Hugging Face: An Introduction
As presented in Tunstall et al: Natural Language Processing with Transformers
Hugging Face was a solution to the problem of applying a new machine learning architecture to a new task. Typically that would involve:
Implement the model architecture in code (PyTorch,TensorFlow).
Load the pretrained weights (if available) from a random server.
Preprocess the inputs, pass them through the model, apply some task-specific post-processing.
Implement data loaders and define loss functions and optimizers to train the model.
It might take days of engineering to adapt a new model, even if the researchers had released their code.
Hugging Face tackles this by providing a common API to a wide range of transformer models, as well as code and tools to adapt them to new use-cases.
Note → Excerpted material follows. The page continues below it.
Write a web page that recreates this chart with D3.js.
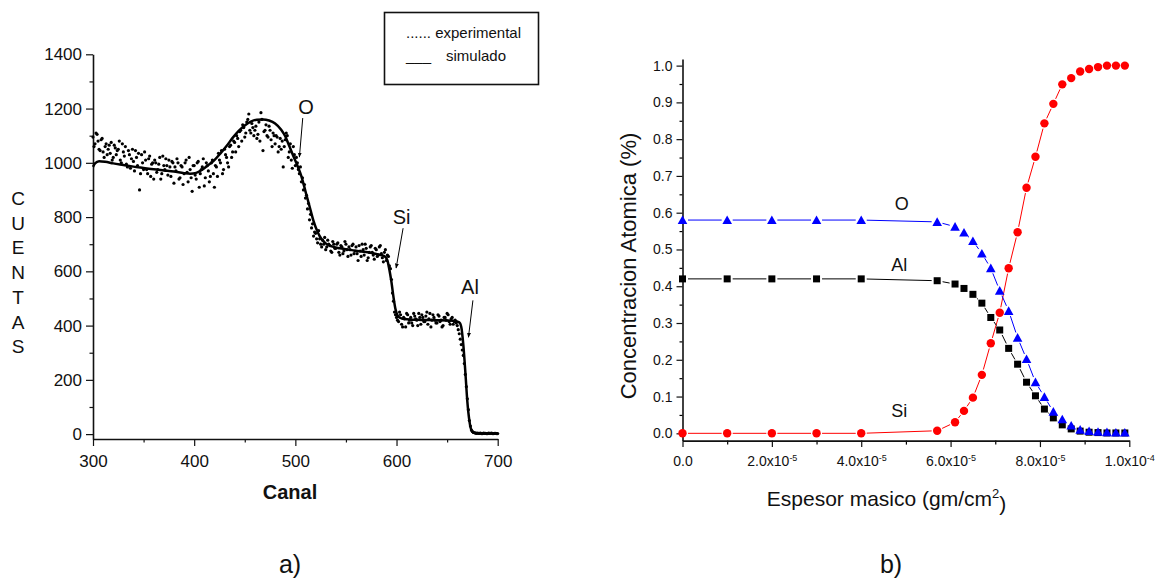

It integrates with TensorFlow, PyTorch etc.
It provides task-specific ‘heads’ so you can fine-tune transformers on down-stream tasks such as classification, NER, QA etc, together with modules to train them.
Introduction to the Library
Hugging Face Transformers has a layered API which allows you to interact with the library at different levels of abstraction.
The highest level API is the pipeline API which abstracts away all the steps needed to convert raw text into a set of predictions from a fine-tuned model.
We instantiate a pipeline by providing the name of the task we are interested in. For example:
from transformers import pipeline
import pandas as pd
text = "my sample text, I love it!"
classifier = pipeline("sentiment-analysis")
ner_tagger = pipeline("ner", aggregation_strategy="simple")
sentiment = classifier(text)
sentiment_df = pd.DataFrame.from_records(sentiment)
ner_tags = ner_tagger(text)
entity_df = pd.DataFrame.from_records(ner_tags)
There will be a default model, fine-tuned for the task. In the sentiment analysis case the Standford sentiment treebank.
Once we have a pipeline we can make a prediction. Each pipeline takes a string, or list of strings as input and returns a list of predictions. The prediction is a Python dictionary. We can use pandas, as above, to display our predictions as a nice data frame.
Pipelines are also shown for question answering, summarisation, translation, and text generation.
These initial demos are all using publicly available, fine-tuned models (often the default one, though the model can be easily overrided when calling the pipeline
method. Generally though you’ll want to fine-tune on your own data, which is what the book focuses on.
The Hugging Face Ecosystem
There is now a whole ecosystem around Hugging Face with many libraries and tools. There are two main parts:
A family of libraries that provide the code.
The Hub provides the pretrained weights, datasets, evaluation metrics etc.
The hub contains over 10,000 models, ie pretrained model weights. Beyond that it includes the Tokenizers library that lets us load a tokenizer in the same way as we load model weights.
The Datasets library provides a standard interface for thousands of datasets from the Hub.
The Datasets library manages RAM use through memory mapping, and is interoperable with NumPy and Pandas.
The Datasets library provides scripts for many metrics too.